Supporting social change is done through a process, according to Westley, Zimmerman and Patton. The basic premise of this process is as follows:
- Support vision, people with a passion and emerging possibilities
- Support knowledge transfers, networking opportunities and connections between people and systems that can take things in a new direction
- Remove barriers to innovation
- Be passionate about things that matter to you
- Express your vision to others, this in turn will attract them to what you are trying to accomplish
- Be the change. As systems change around you, you will also adapt and change
- Support others in their attempts to change systems. Social innovation does not always conform to organizational management systems - be okay with this
- Watch and listen
- Accept the imperfections
This can be translated into Generating Social Capital in the following ways:
By investing your financial, human and intellectual resources into a person
or an organization with passion, means that you agree with what they are trying to achieve. If you don't, or you can't align your values with their passion then this is not the type of social change you want to be engaged in.
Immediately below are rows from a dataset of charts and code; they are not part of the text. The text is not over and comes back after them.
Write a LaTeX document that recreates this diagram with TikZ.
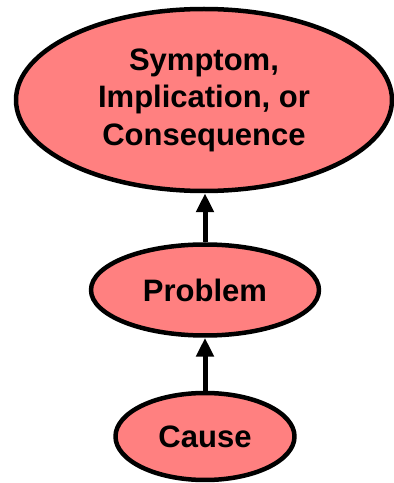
\documentclass[tikz,border=0pt]{standalone}
\usepackage{fontspec}
\setmainfont{Liberation Sans}
\usetikzlibrary{arrows.meta}
\usetikzlibrary{shapes.geometric}
\definecolor{pinkfill}{RGB}{255,128,128}

\begin{document}
\begin{tikzpicture}[line cap=round,line join=round,>={Triangle[width=17pt,length=19pt]},x=1pt,y=1pt,
  bubble/.style={ellipse,draw=black,fill=pinkfill,line width=4.5pt,inner sep=0pt,align=center,
    font=\bfseries\fontsize{31}{37.5}\selectfont}]
\useasboundingbox (0,0) rectangle (394,483);
\node [bubble, minimum width=376, minimum height=182] (symptom) at (204,383) {Symptom,\\Implication, or\\Consequence};
\node [bubble, minimum width=228, minimum height=91] (problem) at (205,193) {Problem};
\node [bubble, minimum width=179, minimum height=87] (cause) at (205,46.5) {Cause};
\draw [->, line width=5pt, line cap=butt] (problem.north) -- (problem.north |- symptom.south);
\draw [->, line width=5pt, line cap=butt] (cause.north) -- (problem.south);
\end{tikzpicture}
\end{document}
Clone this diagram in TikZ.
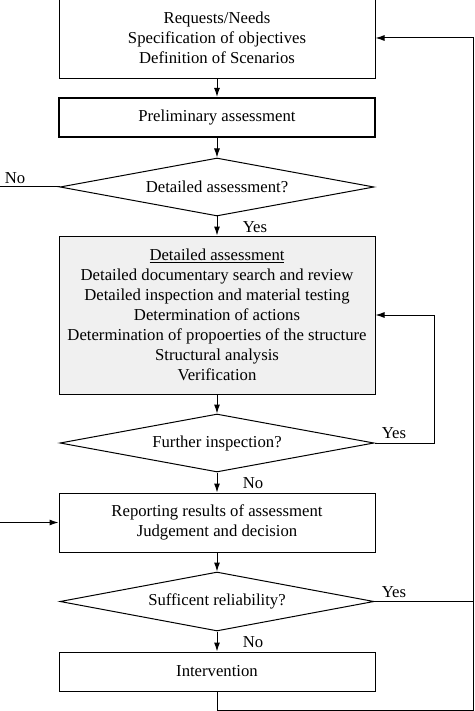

Philanthropic investors can learn from each other. This knowledge transfer happens on many levels from attending conferences like the Global Forum for Philanthropy to more passive experiences like blogging (see my blog roll for some sites that I read regularly). The more you know about what others are the doing the stronger your network can be for leveraging your philanthropic investments to generate greater impact.
Don't always be hung up on outcomes. I write a lot about impacts. I think this is what is important. Working with a charitable organization to help them achieve their mission is just as important as providing them with the funding to achieve that mission. By providing unwieldy reporting requirements, or not providing the funding to generate those reports is, in essence, preventing you from achieving your objective of generating social capital and change.
If you believe in what you are doing, share that with others. Your passion will inspire others. Over the past few months, as I have been interviewing people on how and why the started their foundations, so many of them have said they were inspired by someone else who also wanted to change the world. It is that inspiration that fosters innovation. You might not end up working on the same project or with the same mandate, but your energy will encourage others to invest their energies into their own beliefs.
Social innovation, as stated before, is about conflict. The conflict can be around the issue that is being addressed, it can be around the process that is feeding into the current system or it can be the different approaches implemented to address the issue. As the system evolves and adapts, and as you influence that movement, you will be changed. Be okay with this. Innovation in and of itself is about altering the status quo, so you cannot be part of the status quo.
Did you know that LISTEN and SILENT are anagrams of each other? There might be a reason for this. As you see how others are generating social capital, learn from them and adopt their best practises into your own systems. As questions and hear the answer. You are impacting the world on so many levels, it is important to understand how one action can impact an entirely different system.
We live a in world, as you know that is imperfect. These imperfections are what drives us to change and be innovative. Enjoy this as you discover new ways of generating social capital as they align with your values and passions.